*Stored data:*

+ + + +

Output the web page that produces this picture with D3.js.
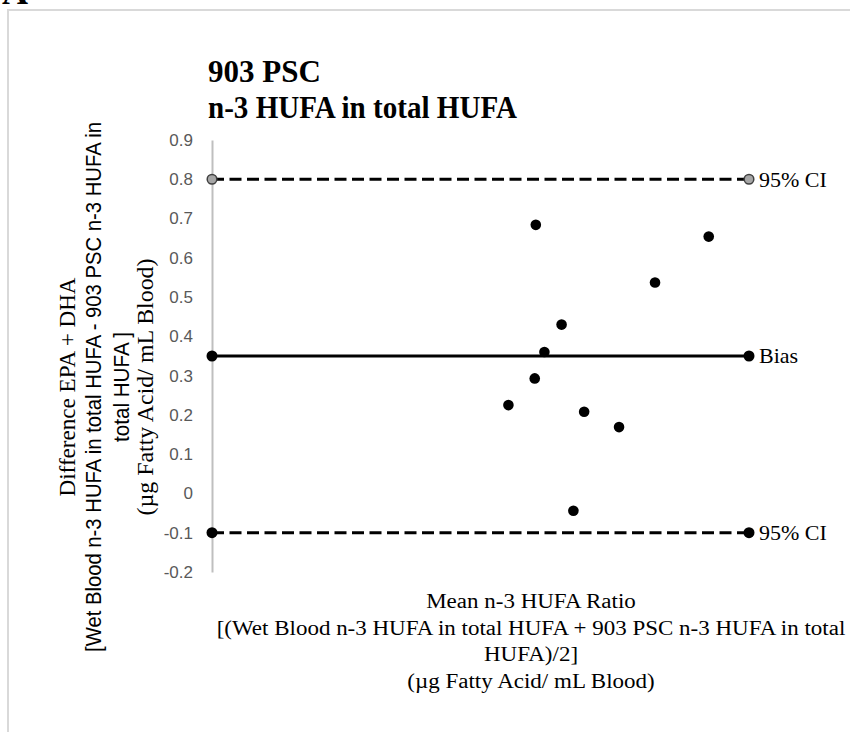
<!DOCTYPE html>
<html>
<head>
<meta charset="utf-8">
<script src="https://cdn.jsdelivr.net/npm/d3@7"></script>
<style>
  body { margin: 0; background: #fff; }
  svg { display: block; }
</style>
</head>
<body>
<div id="chart"></div>
<script>
// values
var meanX = [0.603, 0.925, 0.825, 0.651, 0.619, 0.601, 0.552, 0.693, 0.758, 0.673];
var diffY = [0.684, 0.654, 0.537, 0.430, 0.360, 0.293, 0.225, 0.208, 0.169, -0.044];
var refNames = ["95% CI", "Bias", "95% CI"];
var refValues = [0.8, 0.35, -0.1];
var yTicks = [-0.2, -0.1, 0, 0.1, 0.2, 0.3, 0.4, 0.5, 0.6, 0.7, 0.8, 0.9];
var titleLines = ["903 PSC", "n-3 HUFA in total HUFA"];
var xTitleLines = ["Mean n-3 HUFA Ratio",
  "[(Wet Blood n-3 HUFA in total HUFA + 903 PSC n-3 HUFA in total",
  "HUFA)/2]",
  "(\u00b5g Fatty Acid/ mL Blood)"];

window.onload = () => {
  var W = 850, H = 732;
  var serif = "'Liberation Serif', 'Times New Roman', serif",
    sans = "'Liberation Sans', Arial, sans-serif";

  var svg = d3.select("#chart").append("svg")
    .attr("width", W)
    .attr("height", H);

  // panel letter, mostly cut off at the top
  svg.append("text")
    .attr("x", 2).attr("y", 4)
    .attr("font-family", serif).attr("font-weight", "bold")
    .attr("font-size", 36)
    .text("A");

  // chart frame
  svg.append("rect")
    .attr("x", 8).attr("y", 10)
    .attr("width", 900).attr("height", 800)
    .attr("fill", "none")
    .attr("stroke", "#d9d9d9")
    .attr("stroke-width", 2);

  var x = d3.scaleLinear().domain([0, 1]).range([212, 749]);
  var y = d3.scaleLinear().domain([-0.2, 0.9]).range([572, 140]);

  // y axis
  var yAxis = d3.axisLeft(y)
    .tickValues(yTicks)
    .tickSize(0)
    .tickPadding(19)
    .tickFormat(d => d === 0 ? "0" : d.toFixed(1));
  var ga = svg.append("g")
    .attr("transform", "translate(" + x(0) + ",0)")
    .call(yAxis);
  ga.select(".domain").attr("stroke", "#bfbfbf").attr("stroke-width", 2);
  ga.selectAll("text")
    .attr("font-family", sans)
    .attr("font-size", 17)
    .attr("fill", "#595959");

  // bias and limits of agreement
  var refs = refNames.map((n, i) => ({ name: n, v: refValues[i], dashed: n !== "Bias" }));
  svg.selectAll("line.ref").data(refs).enter().append("line")
    .attr("class", "ref")
    .attr("x1", x(0)).attr("x2", x(1))
    .attr("y1", d => y(d.v)).attr("y2", d => y(d.v))
    .attr("stroke", "#000")
    .attr("stroke-width", 3)
    .attr("stroke-dasharray", d => d.dashed ? "12,5.5" : null);

  refs.forEach((d, i) => {
    var upper = i === 0;
    svg.selectAll(null).data([0, 1]).enter().append("circle")
      .attr("cx", e => x(e))
      .attr("cy", y(d.v))
      .attr("r", upper ? 4.8 : 5.5)
      .attr("fill", upper ? "#a6a6a6" : "#000")
      .attr("stroke", upper ? "#404040" : "none")
      .attr("stroke-width", 1.5);
  });

  svg.selectAll("text.ref").data(refs).enter().append("text")
    .attr("class", "ref")
    .attr("x", x(1) + 10)
    .attr("y", d => y(d.v))
    .attr("dy", "0.33em")
    .attr("font-family", serif)
    .attr("font-size", 22)
    .text(d => d.name);

  // points
  svg.selectAll("circle.pt").data(meanX).enter().append("circle")
    .attr("class", "pt")
    .attr("cx", d => x(d))
    .attr("cy", (d, i) => y(diffY[i]))
    .attr("r", 5.3)
    .attr("fill", "#000");

  // title
  svg.selectAll("text.title").data(titleLines).enter().append("text")
    .attr("class", "title")
    .attr("x", 208)
    .attr("y", (d, i) => 82 + i * 36)
    .attr("font-family", serif)
    .attr("font-weight", "bold")
    .attr("font-size", 31)
    .attr("textLength", (d, i) => i === 1 ? 309 : null)
    .attr("lengthAdjust", "spacingAndGlyphs")
    .text(d => d);

  // x axis title (text in the source is slightly squat)
  svg.selectAll("text.xt").data(xTitleLines).enter().append("text")
    .attr("class", "xt")
    .attr("transform", (d, i) => "translate(531," + (608 + i * 26.7) + ") scale(1,0.87)")
    .attr("text-anchor", "middle")
    .attr("font-family", serif)
    .attr("font-size", 23)
    .text(d => d);

  // y axis title (mixed fonts, like the source)
  var yt = [
    { t: "Difference EPA + DHA", f: serif, s: 24, x: 75, len: 219 },
    { t: "[Wet Blood n-3 HUFA in total HUFA - 903 PSC n-3 HUFA in", f: sans, s: 22, x: 101, len: 530 },
    { t: "total HUFA ]", f: sans, s: 22, x: 129, len: 110 },
    { t: "(\u00b5g Fatty Acid/ mL Blood)", f: serif, s: 24, x: 153, len: 257 }
  ];
  svg.selectAll("text.yt").data(yt).enter().append("text")
    .attr("class", "yt")
    .attr("transform", d => "translate(" + d.x + ",387) rotate(-90)")
    .attr("text-anchor", "middle")
    .attr("font-family", d => d.f)
    .attr("font-size", d => d.s)
    .attr("textLength", d => d.len)
    .attr("lengthAdjust", "spacingAndGlyphs")
    .text(d => d.t);
};
</script>
</body>
</html>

+ + + +

*Problem to solve:*
Write the listing out a second time exactly, dropping all images.

*Reply:*
Output the web page that produces this picture with D3.js.
<!DOCTYPE html>
<html>
<head>
<meta charset="utf-8">
<script src="https://cdn.jsdelivr.net/npm/d3@7"></script>
<style>
  body { margin: 0; background: #fff; }
  svg { display: block; }
</style>
</head>
<body>
<div id="chart"></div>
<script>
// values
var meanX = [0.603, 0.925, 0.825, 0.651, 0.619, 0.601, 0.552, 0.693, 0.758, 0.673];
var diffY = [0.684, 0.654, 0.537, 0.430, 0.360, 0.293, 0.225, 0.208, 0.169, -0.044];
var refNames = ["95% CI", "Bias", "95% CI"];
var refValues = [0.8, 0.35, -0.1];
var yTicks = [-0.2, -0.1, 0, 0.1, 0.2, 0.3, 0.4, 0.5, 0.6, 0.7, 0.8, 0.9];
var titleLines = ["903 PSC", "n-3 HUFA in total HUFA"];
var xTitleLines = ["Mean n-3 HUFA Ratio",
  "[(Wet Blood n-3 HUFA in total HUFA + 903 PSC n-3 HUFA in total",
  "HUFA)/2]",
  "(\u00b5g Fatty Acid/ mL Blood)"];

window.onload = () => {
  var W = 850, H = 732;
  var serif = "'Liberation Serif', 'Times New Roman', serif",
    sans = "'Liberation Sans', Arial, sans-serif";

  var svg = d3.select("#chart").append("svg")
    .attr("width", W)
    .attr("height", H);

  // panel letter, mostly cut off at the top
  svg.append("text")
    .attr("x", 2).attr("y", 4)
    .attr("font-family", serif).attr("font-weight", "bold")
    .attr("font-size", 36)
    .text("A");

  // chart frame
  svg.append("rect")
    .attr("x", 8).attr("y", 10)
    .attr("width", 900).attr("height", 800)
    .attr("fill", "none")
    .attr("stroke", "#d9d9d9")
    .attr("stroke-width", 2);

  var x = d3.scaleLinear().domain([0, 1]).range([212, 749]);
  var y = d3.scaleLinear().domain([-0.2, 0.9]).range([572, 140]);

  // y axis
  var yAxis = d3.axisLeft(y)
    .tickValues(yTicks)
    .tickSize(0)
    .tickPadding(19)
    .tickFormat(d => d === 0 ? "0" : d.toFixed(1));
  var ga = svg.append("g")
    .attr("transform", "translate(" + x(0) + ",0)")
    .call(yAxis);
  ga.select(".domain").attr("stroke", "#bfbfbf").attr("stroke-width", 2);
  ga.selectAll("text")
    .attr("font-family", sans)
    .attr("font-size", 17)
    .attr("fill", "#595959");

  // bias and limits of agreement
  var refs = refNames.map((n, i) => ({ name: n, v: refValues[i], dashed: n !== "Bias" }));
  svg.selectAll("line.ref").data(refs).enter().append("line")
    .attr("class", "ref")
    .attr("x1", x(0)).attr("x2", x(1))
    .attr("y1", d => y(d.v)).attr("y2", d => y(d.v))
    .attr("stroke", "#000")
    .attr("stroke-width", 3)
    .attr("stroke-dasharray", d => d.dashed ? "12,5.5" : null);

  refs.forEach((d, i) => {
    var upper = i === 0;
    svg.selectAll(null).data([0, 1]).enter().append("circle")
      .attr("cx", e => x(e))
      .attr("cy", y(d.v))
      .attr("r", upper ? 4.8 : 5.5)
      .attr("fill", upper ? "#a6a6a6" : "#000")
      .attr("stroke", upper ? "#404040" : "none")
      .attr("stroke-width", 1.5);
  });

  svg.selectAll("text.ref").data(refs).enter().append("text")
    .attr("class", "ref")
    .attr("x", x(1) + 10)
    .attr("y", d => y(d.v))
    .attr("dy", "0.33em")
    .attr("font-family", serif)
    .attr("font-size", 22)
    .text(d => d.name);

  // points
  svg.selectAll("circle.pt").data(meanX).enter().append("circle")
    .attr("class", "pt")
    .attr("cx", d => x(d))
    .attr("cy", (d, i) => y(diffY[i]))
    .attr("r", 5.3)
    .attr("fill", "#000");

  // title
  svg.selectAll("text.title").data(titleLines).enter().append("text")
    .attr("class", "title")
    .attr("x", 208)
    .attr("y", (d, i) => 82 + i * 36)
    .attr("font-family", serif)
    .attr("font-weight", "bold")
    .attr("font-size", 31)
    .attr("textLength", (d, i) => i === 1 ? 309 : null)
    .attr("lengthAdjust", "spacingAndGlyphs")
    .text(d => d);

  // x axis title (text in the source is slightly squat)
  svg.selectAll("text.xt").data(xTitleLines).enter().append("text")
    .attr("class", "xt")
    .attr("transform", (d, i) => "translate(531," + (608 + i * 26.7) + ") scale(1,0.87)")
    .attr("text-anchor", "middle")
    .attr("font-family", serif)
    .attr("font-size", 23)
    .text(d => d);

  // y axis title (mixed fonts, like the source)
  var yt = [
    { t: "Difference EPA + DHA", f: serif, s: 24, x: 75, len: 219 },
    { t: "[Wet Blood n-3 HUFA in total HUFA - 903 PSC n-3 HUFA in", f: sans, s: 22, x: 101, len: 530 },
    { t: "total HUFA ]", f: sans, s: 22, x: 129, len: 110 },
    { t: "(\u00b5g Fatty Acid/ mL Blood)", f: serif, s: 24, x: 153, len: 257 }
  ];
  svg.selectAll("text.yt").data(yt).enter().append("text")
    .attr("class", "yt")
    .attr("transform", d => "translate(" + d.x + ",387) rotate(-90)")
    .attr("text-anchor", "middle")
    .attr("font-family", d => d.f)
    .attr("font-size", d => d.s)
    .attr("textLength", d => d.len)
    .attr("lengthAdjust", "spacingAndGlyphs")
    .text(d => d.t);
};
</script>
</body>
</html>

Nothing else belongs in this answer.